Nesse contexto, o terrível desses tempos é que tudo ganha uma forte conotação política. Quando Chico Buarque ganhou recentemente o prêmio Camões, todos perceberam o silêncio do Planalto diante de tamanha distinção. Um cantor e poeta que maravilha o Brasil há gerações torna-se, em dado momento, um mero balizador de afetos e ódios, ficando sua obra como ponto secundário. O mesmo já aconteceu nos anos 1970 quando dizem que D. Hélder era indicação certa para o Nobel da Paz, e a Academia recuou diante das pressões de Brasília, que ameaçava vetar as importações de bacalhau da Noruega.
A distorção política faz muito mal às artes. Círculos literários brasileiros comentam à boca pequena (quase em surdina) que alguns de nossos melhores prêmios têm sido outorgados a escritores e escritoras apenas medianos, mas que representam aqui acolá mulheres, negros, homossexuais, oprimidos, moradores de periferias, enfim, que a atribuição não-literária prevaleceu sobre o mérito da palavra escrita. É como o debate em torno do filme Bacurau. Para muitos parece uma mistura de Astérix, Jetsons com Canudos. Mas como diz uma amiga, é filme-boia, ou seja, todos se pegam nele como metáfora da tal resistência.

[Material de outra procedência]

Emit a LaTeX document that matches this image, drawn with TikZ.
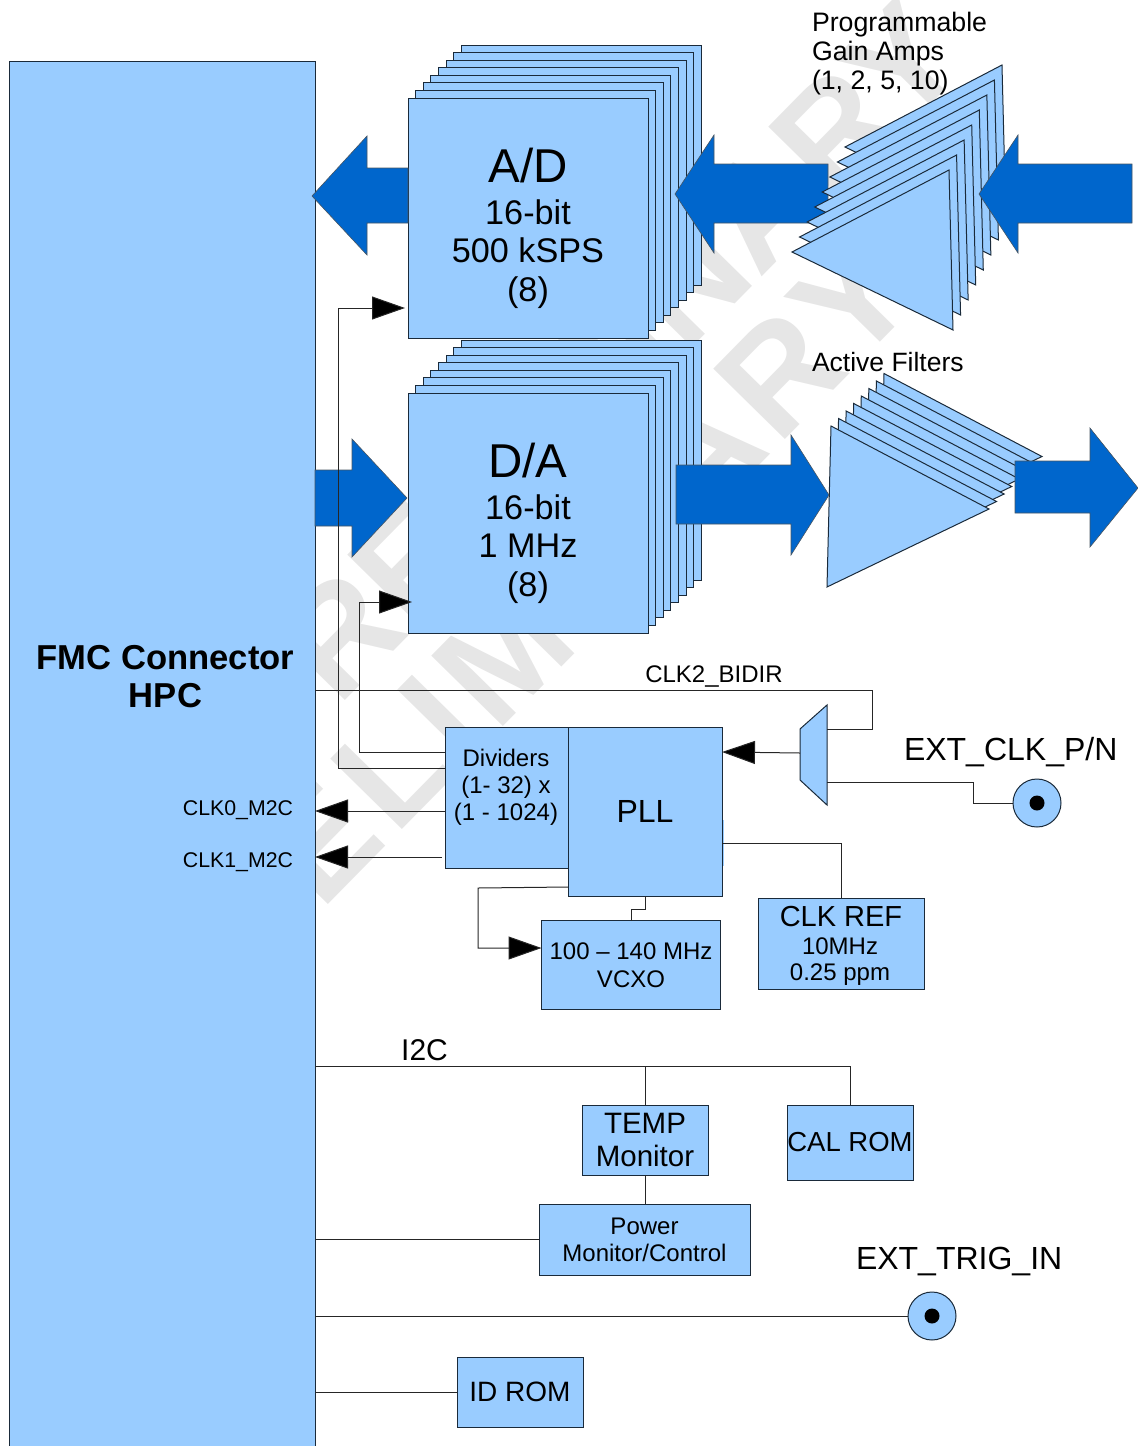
\documentclass[tikz,border=0pt]{standalone}
\usepackage{fontspec}
\setmainfont{Liberation Sans}
\usetikzlibrary{arrows.meta}
\definecolor{boxblue}{HTML}{99CCFF}
\definecolor{arrowblue}{HTML}{0066CC}
\definecolor{edgeblue}{HTML}{1A2A3A}
\definecolor{stampgray}{HTML}{E6E6E6}
\tikzset{
	block/.style={draw=edgeblue, fill=boxblue, rectangle, line width=1pt, inner sep=0pt, outer sep=0pt, align=center},
	wedge/.style={draw=edgeblue, fill=boxblue, line width=1pt, line join=miter},
	bigarrow/.style={fill=arrowblue, draw=edgeblue!80, line width=0.6pt},
	wire/.style={draw=black!85, line width=1pt},
	clkarrow/.style={wire, -{Triangle[length=33pt,width=23pt,fill=black]}},
	caption/.style={inner sep=0pt, outer sep=0pt, align=center},
	stamp/.style={text=stampgray, font=\fontsize{146}{146}\selectfont\bfseries, rotate=45.5, inner sep=0pt}
}
\newcommand{\fs}[1]{\fontsize{#1}{#1}\selectfont}
\begin{document}
\begin{tikzpicture}[x=1pt, y=-1pt]
	\useasboundingbox (0,0) rectangle (1138,1446);

	% Watermark
	\node[stamp] (stampa) at (585,385) {PRELIMINARY};
	\node[stamp] (stampb) at (510,648) {\addfontfeatures{LetterSpace=5}PRELIMINARY};

	% FMC connector
	\node[block, minimum width=306pt, minimum height=1385pt] (fmc) at (162,753.5) {};
	\node[caption, font=\fontsize{34.6}{38}\selectfont\bfseries] (fmclabel) at (165.5,677) {FMC Connector\\HPC};

	% A/D stack
	\foreach \i in {7,...,1}
		\node[block, minimum width=240pt, minimum height=240pt] (adcard\i) at ({528+7.6*\i},{218-7.57*\i}) {};
	\node[block, minimum width=240pt, minimum height=240pt] (ad) at (528,218) {};
	\node[caption, font=\fs{47.5}] (adtitle) at (528,166) {A/D};
	\node[caption, font=\fontsize{34.2}{38.5}\selectfont] (adtext) at (528,254) {16-bit\\500 kSPS\\(8)};

	% D/A stack
	\foreach \i in {7,...,1}
		\node[block, minimum width=240pt, minimum height=240pt] (dacard\i) at ({528+7.6*\i},{513-7.57*\i}) {};
	\node[block, minimum width=240pt, minimum height=240pt] (da) at (528,513) {};
	\node[caption, font=\fs{47.5}] (datitle) at (528,461) {D/A};
	\node[caption, font=\fontsize{34.2}{38.5}\selectfont] (datext) at (528,549) {16-bit\\1 MHz\\(8)};

	% Data arrows behind the amps
	\draw[bigarrow] (312,196) -- (367,136) -- (367,168) -- (408,168) -- (408,223) -- (367,223) -- (367,255) -- cycle;
	\draw[bigarrow] (675,194) -- (714,135) -- (714,164) -- (828,164) -- (828,223) -- (714,223) -- (714,253) -- cycle;

	% Programmable gain amps
	\foreach \i in {7,...,0}
		\draw[wedge] ({792+7.57*\i},{252-15*\i}) -- ({949+7.57*\i},{170-15*\i}) -- ({953+7.57*\i},{330-15*\i}) -- cycle;
	\draw[bigarrow] (979,194) -- (1018,135) -- (1018,164) -- (1132,164) -- (1132,223) -- (1018,223) -- (1018,253) -- cycle;
	\node[caption, align=left, anchor=north west, font=\fontsize{26.7}{29}\selectfont] (pgalabel) at (812,12) {Programmable\\Gain Amps\\(1, 2, 5, 10)};

	% Active filters
	\foreach \i in {7,...,0}
		\draw[wedge] ({831+7.57*\i},{426-7.5*\i}) -- ({989+7.57*\i},{509-7.5*\i}) -- ({827+7.57*\i},{587-7.5*\i}) -- cycle;
	\node[caption, anchor=west, font=\fs{26.5}] (filterlabel) at (812,362) {Active Filters};
	\draw[bigarrow] (315,470) -- (352,470) -- (352,439) -- (407,498) -- (352,557) -- (352,526) -- (315,526) -- cycle;
	\draw[bigarrow] (676,465) -- (791,465) -- (791,435) -- (829,495) -- (791,555) -- (791,524) -- (676,524) -- cycle;
	\draw[bigarrow] (1015,461) -- (1090,461) -- (1090,428) -- (1138,488) -- (1090,547) -- (1090,513) -- (1015,513) -- cycle;

	% Clock section
	\fill[boxblue] (720,820) rectangle (724,866);
	\node[block, minimum width=123pt, minimum height=141pt] (dividers) at (506.5,797.5) {};
	\node[caption, font=\fontsize{24}{27}\selectfont] (dividertext) at (506,787) {Dividers\\(1- 32) x\\(1 - 1024)};
	\node[block, minimum width=154pt, minimum height=169pt, font=\fs{32}] (pll) at (645,811.5) {PLL};
	\node[block, minimum width=179pt, minimum height=89pt, font=\fontsize{24}{28}\selectfont] (vcxo) at (631,965) {100 -- 140 MHz\\VCXO};
	\node[block, minimum width=166pt, minimum height=91pt] (clkref) at (841,943.5) {};
	\node[caption, font=\fs{29}] (clkreftitle) at (841,917) {CLK REF};
	\node[caption, font=\fontsize{24}{26}\selectfont] (clkreftext) at (840,962) {10MHz\\0.25 ppm};

	% Input mux
	\draw[wedge] (800,729) -- (827,705) -- (827,805) -- (800,780) -- cycle;
	\coordinate (muxin) at (800,753);
	\coordinate (muxtop) at (827,729);
	\coordinate (muxbot) at (827,782);

	% External connectors
	\node[block, circle, minimum size=48pt] (extclk) at (1037,803) {};
	\node[circle, fill=black, minimum size=15pt, inner sep=0pt] (extclkpin) at (extclk) {};
	\node[block, circle, minimum size=48pt] (exttrig) at (932,1316) {};
	\node[circle, fill=black, minimum size=15pt, inner sep=0pt] (exttrigpin) at (exttrig) {};
	\node[caption, anchor=west, font=\fs{32}] (extclklabel) at (904,752) {EXT\_CLK\_P/N};
	\node[caption, anchor=west, font=\fs{32}] (exttriglabel) at (856,1261) {EXT\_TRIG\_IN};

	% Low speed parts
	\node[block, minimum width=126pt, minimum height=70pt, font=\fontsize{29.5}{33}\selectfont] (temp) at (645,1140) {TEMP\\Monitor};
	\node[block, minimum width=126pt, minimum height=75pt, font=\fs{27.5}] (calrom) at (850,1142.5) {CAL ROM};
	\node[block, minimum width=211pt, minimum height=71pt, font=\fontsize{24}{27}\selectfont] (power) at (644.5,1239.5) {Power\\Monitor/Control};
	\node[block, minimum width=126pt, minimum height=70pt, font=\fs{28}] (idrom) at (520,1392) {ID ROM};

	% Sample clocks
	\coordinate (adclk) at (405,308);
	\coordinate (daclk) at (412,602);
	\draw[clkarrow] (dividers.west |- 0,768) -- (338,768) -- (338,308) -- (adclk);
	\draw[clkarrow] (dividers.west |- 0,752) -- (359,752) -- (359,602) -- (daclk);

	% Clocks to the connector
	\draw[clkarrow] (dividers.west |- 0,811) -- (fmc.east |- 0,811);
	\draw[clkarrow] (442,857) -- (fmc.east |- 0,857);
	\node[caption, anchor=east, font=\fs{21.3}] (clkzero) at (293,810) {CLK0\_M2C};
	\node[caption, anchor=east, font=\fs{21.3}] (clkone) at (293,862) {CLK1\_M2C};

	% PLL wiring
	\draw[clkarrow] (muxin) -- (pll.east |- 0,752);
	\draw[wire] (pll.east |- 0,843) -- (841,843) -- (clkref.north);
	\draw[wire] (pll.south) -- (645,909) -- (631,909) -- (vcxo.north);
	\draw[clkarrow] (pll.west |- 0,887) -- (478,888) -- (478,948) -- (vcxo.west |- 0,948);
	\draw[wire] (fmc.east |- 0,690) -- (872,690) -- (872,729) -- (muxtop);
	\node[caption, font=\fs{24}] (bidirlabel) at (714,676) {CLK2\_BIDIR};
	\draw[wire] (muxbot) -- (973,782) -- (973,803) -- (extclk.west);

	% I2C bus
	\draw[wire] (fmc.east |- 0,1066) -- (850,1066) -- (calrom.north);
	\draw[wire] (temp.north |- 0,1066) -- (temp.north);
	\draw[wire] (temp.south) -- (temp.south |- power.north);
	\node[caption, font=\fs{30}] (ibus) at (424.5,1050) {I2C};

	% Other connector lines
	\draw[wire] (fmc.east |- power.west) -- (power.west);
	\draw[wire] (fmc.east |- exttrig.west) -- (exttrig.west);
	\draw[wire] (fmc.east |- idrom.west) -- (idrom.west);
\end{tikzpicture}
\end{document}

Não era nesse contexto que gostaria de ver o Brasil ser agraciado com um Nobel. Chile, Argentina, Colômbia, Peru e Costa Rica são alguns dos latino-americanos que já dispararam na nossa frente. Chico Mendes teria sido um grande nome. A irmã Dulce, da Bahia, também. Na literatura, perdemos uma plataforma para mostrar ao mundo quem era João Cabral, Carlos Drummond de Andrade e Guimarães Rosa. Espero que nosso agraciado inevitável traga o lastro de uma obra – sob quaisquer aspectos –, e que nosso laureado pela Paz, se este for o caso, não vá lá com um panfleto. Que cheguemos na Escandinávia a caráter para abrilhantar um país cujo carisma drena todo dia.